─── Dataset records

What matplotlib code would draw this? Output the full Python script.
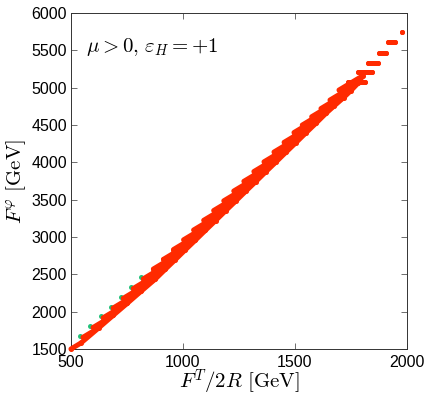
import numpy as np
import matplotlib
matplotlib.use("Agg")
import matplotlib.pyplot as plt

plt.rcParams['mathtext.fontset'] = 'cm'
plt.rcParams['font.family'] = ['Liberation Sans', 'DejaVu Sans']

# Каждая "ступенька" полосы: начало (x0, y0) и конец (x1, y1)
row_x0 = [500.0, 553.6, 598.7, 643.7, 688.4, 733.5, 778.1, 823.2, 867.8, 912.9,
          957.6, 1002.6, 1047.3, 1092.4, 1137.0, 1182.1, 1226.7, 1271.8, 1316.5, 1361.6,
          1406.2, 1451.3, 1495.5, 1532.5, 1574.5, 1616.0, 1656.2, 1696.4, 1736.5, 1781.2,
          1828.1, 1875.0, 1917.3, 1979.8]
row_y0 = [1500.0, 1656.7, 1787.9, 1917.8, 2049.0, 2178.9, 2310.1, 2440.0, 2571.2, 2701.1,
          2832.3, 2962.2, 3093.4, 3223.3, 3354.5, 3484.4, 3615.6, 3745.5, 3876.7, 4006.6,
          4137.8, 4267.7, 4398.9, 4499.4, 4610.5, 4720.3, 4834.1, 4968.0, 5081.8, 5209.0,
          5336.2, 5463.4, 5610.7, 5744.6]
row_x1 = [544.6, 625.0, 687.9, 750.9, 813.4, 876.3, 920.9, 966.0, 1010.6, 1055.7,
          1100.4, 1145.4, 1190.1, 1235.2, 1279.8, 1324.9, 1369.5, 1414.6, 1459.3, 1504.4,
          1549.0, 1594.1, 1638.3, 1675.3, 1717.3, 1749.9, 1781.2, 1803.5, 1812.4, 1843.7,
          1870.5, 1906.2, 1946.3, 1979.8]
row_y1 = [1580.3, 1785.2, 1948.6, 2110.6, 2273.9, 2436.0, 2567.2, 2697.1, 2828.3, 2958.2,
          3089.4, 3219.3, 3350.5, 3480.4, 3611.6, 3741.5, 3872.7, 4002.6, 4133.8, 4263.7,
          4394.9, 4524.8, 4656.0, 4756.5, 4867.6, 4961.3, 5059.1, 5160.8, 5081.8, 5209.0,
          5336.2, 5463.4, 5610.7, 5744.6]
n_band = 28  # ступеньки, нижние концы которых образуют нижний край полосы

# Зелёные точки, почти скрытые под красными
green_x = [542.0, 587.0, 632.0, 677.0, 722.0, 767.0, 812.0]
green_y = [1677.0, 1808.0, 1938.0, 2069.0, 2199.0, 2330.0, 2460.0]

x_ticks = [500, 1000, 1500, 2000]
y_ticks = [1500, 2000, 2500, 3000, 3500, 4000, 4500, 5000, 5500, 6000]

red = '#ff2a00'
green = '#22c27a'
lw = 3.6  # ~5 px

fig = plt.figure(figsize=(4.30, 3.96), dpi=100)
ax = fig.add_axes([0.165, 0.1187, 0.7815, 0.8485])

ax.plot(green_x, green_y, 'o', color=green, ms=lw, mew=0, zorder=2)

for x0, y0, x1, y1 in zip(row_x0, row_y0, row_x1, row_y1):
    ax.plot([x0, x1], [y0, y1], color=red, lw=lw, solid_capstyle='round',
            zorder=3, clip_on=False)
    ax.plot([x0, x1], [y0, y1], 'o', color=red, ms=lw, mew=0, zorder=3, clip_on=False)

# нижний край полосы
ax.plot(row_x1[:n_band], row_y1[:n_band], color=red, lw=lw,
        solid_joinstyle='round', solid_capstyle='round', zorder=3)

ax.set_xlim(500, 2000)
ax.set_ylim(1500, 6000)
ax.set_xticks(x_ticks)
ax.set_yticks(y_ticks)
ax.tick_params(direction='in', top=True, right=True, length=4, width=0.6,
               color='#555555', labelsize=11.5)
ax.tick_params(axis='x', pad=4)
ax.tick_params(axis='y', pad=3)
for s in ax.spines.values():
    s.set_linewidth(0.7)
    s.set_color('#333333')

ax.set_xlabel(r'$F^T/2R\ [\mathrm{GeV}]$', fontsize=15, labelpad=-1)
ax.set_ylabel(r'$F^\varphi\ [\mathrm{GeV}]$', fontsize=15, labelpad=2)
ax.text(0.045, 0.885, r'$\mu > 0,\, \varepsilon_H = +1$', transform=ax.transAxes,
        fontsize=15)

fig.savefig('out.png', dpi=100)
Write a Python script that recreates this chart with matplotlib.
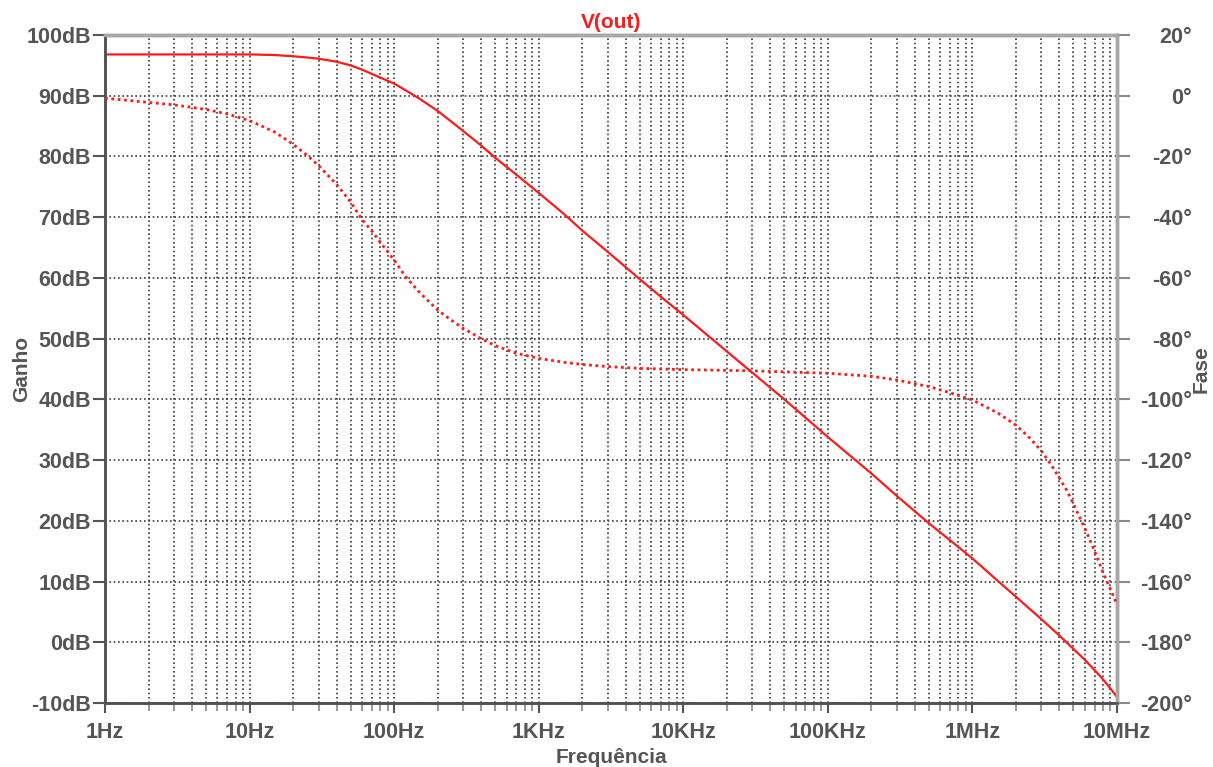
import matplotlib
matplotlib.use("Agg")
import matplotlib.pyplot as plt
from matplotlib.ticker import FixedLocator, LogLocator, NullFormatter

# gain trace (solid): frequency in Hz, gain in dB
gain_freq = [1, 3, 10, 15, 20, 25, 30, 40, 50, 60, 70, 80, 100, 120, 150,
             200, 250, 300, 400, 500, 700, 1e3, 1.5e3, 2e3, 3e3, 5e3, 7e3,
             1e4, 2e4, 3e4, 5e4, 7e4, 1e5, 2e5, 3e5, 5e5, 7e5, 1e6, 1.5e6,
             2e6, 3e6, 4e6, 5e6, 6e6, 7e6, 8e6, 9e6, 1e7]
gain_db = [96.8, 96.8, 96.8, 96.7, 96.5, 96.3, 96.1, 95.6, 95.0, 94.3, 93.6,
           93.0, 92.0, 90.9, 89.5, 87.5, 85.7, 84.2, 81.8, 79.8, 77.0, 74.0,
           70.5, 67.8, 64.3, 59.8, 56.9, 53.9, 47.9, 44.4, 40.0, 37.0, 33.8,
           27.8, 24.1, 19.6, 16.8, 13.8, 10.1, 7.5, 3.8, 1.1, -1.1, -2.9,
           -4.6, -6.1, -7.6, -9.0]

# phase trace (dotted): frequency in Hz, phase in degrees
phase_freq = [1, 2, 3, 5, 7, 10, 15, 20, 25, 30, 40, 50, 60, 70, 80, 100,
              120, 150, 200, 250, 300, 400, 500, 700, 1e3, 1.5e3, 2e3, 3e3,
              5e3, 1e4, 3e4, 1e5, 2e5, 3e5, 5e5, 7e5, 1e6, 1.5e6, 2e6, 2.5e6,
              3e6, 3.5e6, 4e6, 4.5e6, 5e6, 6e6, 7e6, 8e6, 9e6, 1e7]
phase_deg = [-0.8, -2.2, -3.0, -4.5, -6.0, -8.2, -12.0, -16.0, -19.6, -23.0,
             -29.2, -35.0, -40.8, -44.5, -48.2, -54.1, -59.6, -64.8, -70.6,
             -74.0, -76.6, -80.0, -82.3, -84.8, -86.5, -87.8, -88.5, -89.2,
             -89.8, -90.2, -90.6, -91.4, -92.4, -93.6, -95.8, -97.8, -100.2,
             -104.5, -108.5, -112.8, -117.0, -121.5, -126.0, -130.0, -134.5,
             -142.5, -150.0, -157.0, -162.5, -167.5]

x_ticks = [1, 10, 100, 1e3, 1e4, 1e5, 1e6, 1e7]
x_labels = ["1Hz", "10Hz", "100Hz", "1KHz", "10KHz", "100KHz", "1MHz", "10MHz"]
gain_ticks = list(range(-10, 101, 10))
phase_ticks = list(range(-200, 21, 20))

TXT = "#555555"
GRID = "#3c3c3c"
RED = "#ff1a1a"

plt.rcParams['font.family'] = ['Liberation Sans', 'DejaVu Sans']

fig = plt.figure(figsize=(12.13, 7.67), dpi=100)
ax = fig.add_axes([105 / 1213, 1 - 703 / 767, 1012 / 1213, 668 / 767])
ax2 = ax.twinx()

ax.set_xscale("log")
ax.set_xlim(1, 1e7)
ax.set_ylim(-10, 100)
ax2.set_ylim(-200, 20)

ax.plot(gain_freq, gain_db, color=RED, lw=1.6, zorder=5)
ax2.plot(phase_freq, phase_deg, color=RED, lw=2.0, linestyle=(0, (1, 1.3)),
         zorder=5)

# ticks and grid
ax.xaxis.set_major_locator(FixedLocator(x_ticks))
ax.xaxis.set_minor_locator(LogLocator(base=10, subs=range(2, 10), numticks=20))
ax.xaxis.set_minor_formatter(NullFormatter())
ax.set_xticklabels(x_labels)
ax.set_yticks(gain_ticks)
ax.set_yticklabels([f"{v}dB" for v in gain_ticks])
ax2.set_yticks(phase_ticks)
ax2.set_yticklabels([f"{v}°" for v in phase_ticks])

ax.grid(True, which="both", axis="x", color=GRID, lw=1.2, linestyle=(0, (1, 1.6)))
ax.grid(True, which="major", axis="y", color=GRID, lw=1.2, linestyle=(0, (1, 1.6)))

fs = 15.5
ax.tick_params(axis="y", direction="out", length=9, width=1.5, color=TXT,
               labelsize=fs, labelcolor=TXT, pad=1)
ax.tick_params(axis="x", which="major", direction="out", length=7, width=1.5,
               color=TXT, labelsize=fs, labelcolor=TXT, pad=7)
ax.tick_params(axis="x", which="minor", direction="out", length=6, width=1.5,
               color="#9a9a9a")
ax2.tick_params(axis="y", direction="out", length=9, width=1.5, color="#8a8a8a",
                labelsize=fs, labelcolor=TXT, pad=45)
for lbl in ax.get_xticklabels() + ax.get_yticklabels() + ax2.get_yticklabels():
    lbl.set_fontweight("bold")
for lbl in ax2.get_yticklabels():
    lbl.set_horizontalalignment("right")

for a in (ax, ax2):
    a.spines["left"].set_color("#505050")
    a.spines["left"].set_linewidth(1.8)
    a.spines["bottom"].set_color("#505050")
    a.spines["bottom"].set_linewidth(1.8)
    a.spines["top"].set_color("#a8a8a8")
    a.spines["top"].set_linewidth(2.5)
    a.spines["right"].set_color("#a8a8a8")
    a.spines["right"].set_linewidth(2.5)

ax.set_title("V(out)", color=RED, fontsize=15, fontweight="bold", pad=5)
ax.set_ylabel("Ganho", color=TXT, fontsize=15, fontweight="bold", va="center")
ax.yaxis.set_label_coords(-83 / 1012, 0.5)
ax2.set_ylabel("Fase", color=TXT, fontsize=15, fontweight="bold",
               rotation=90, va="center")
ax2.yaxis.set_label_coords(1 + 84 / 1012, 0.5)
ax.set_xlabel("Frequência", color=TXT, fontsize=15, fontweight="bold", labelpad=3)

fig.savefig("out.png", dpi=100)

──────

Pictures excluded, give again exactly and only the lines of the material above from the line with "Write a Python" through the line with "-4.6, -6.1, -7.6, -9.0]".

Write a Python script that recreates this chart with matplotlib.
import matplotlib
matplotlib.use("Agg")
import matplotlib.pyplot as plt
from matplotlib.ticker import FixedLocator, LogLocator, NullFormatter

# gain trace (solid): frequency in Hz, gain in dB
gain_freq = [1, 3, 10, 15, 20, 25, 30, 40, 50, 60, 70, 80, 100, 120, 150,
             200, 250, 300, 400, 500, 700, 1e3, 1.5e3, 2e3, 3e3, 5e3, 7e3,
             1e4, 2e4, 3e4, 5e4, 7e4, 1e5, 2e5, 3e5, 5e5, 7e5, 1e6, 1.5e6,
             2e6, 3e6, 4e6, 5e6, 6e6, 7e6, 8e6, 9e6, 1e7]
gain_db = [96.8, 96.8, 96.8, 96.7, 96.5, 96.3, 96.1, 95.6, 95.0, 94.3, 93.6,
           93.0, 92.0, 90.9, 89.5, 87.5, 85.7, 84.2, 81.8, 79.8, 77.0, 74.0,
           70.5, 67.8, 64.3, 59.8, 56.9, 53.9, 47.9, 44.4, 40.0, 37.0, 33.8,
           27.8, 24.1, 19.6, 16.8, 13.8, 10.1, 7.5, 3.8, 1.1, -1.1, -2.9,
           -4.6, -6.1, -7.6, -9.0]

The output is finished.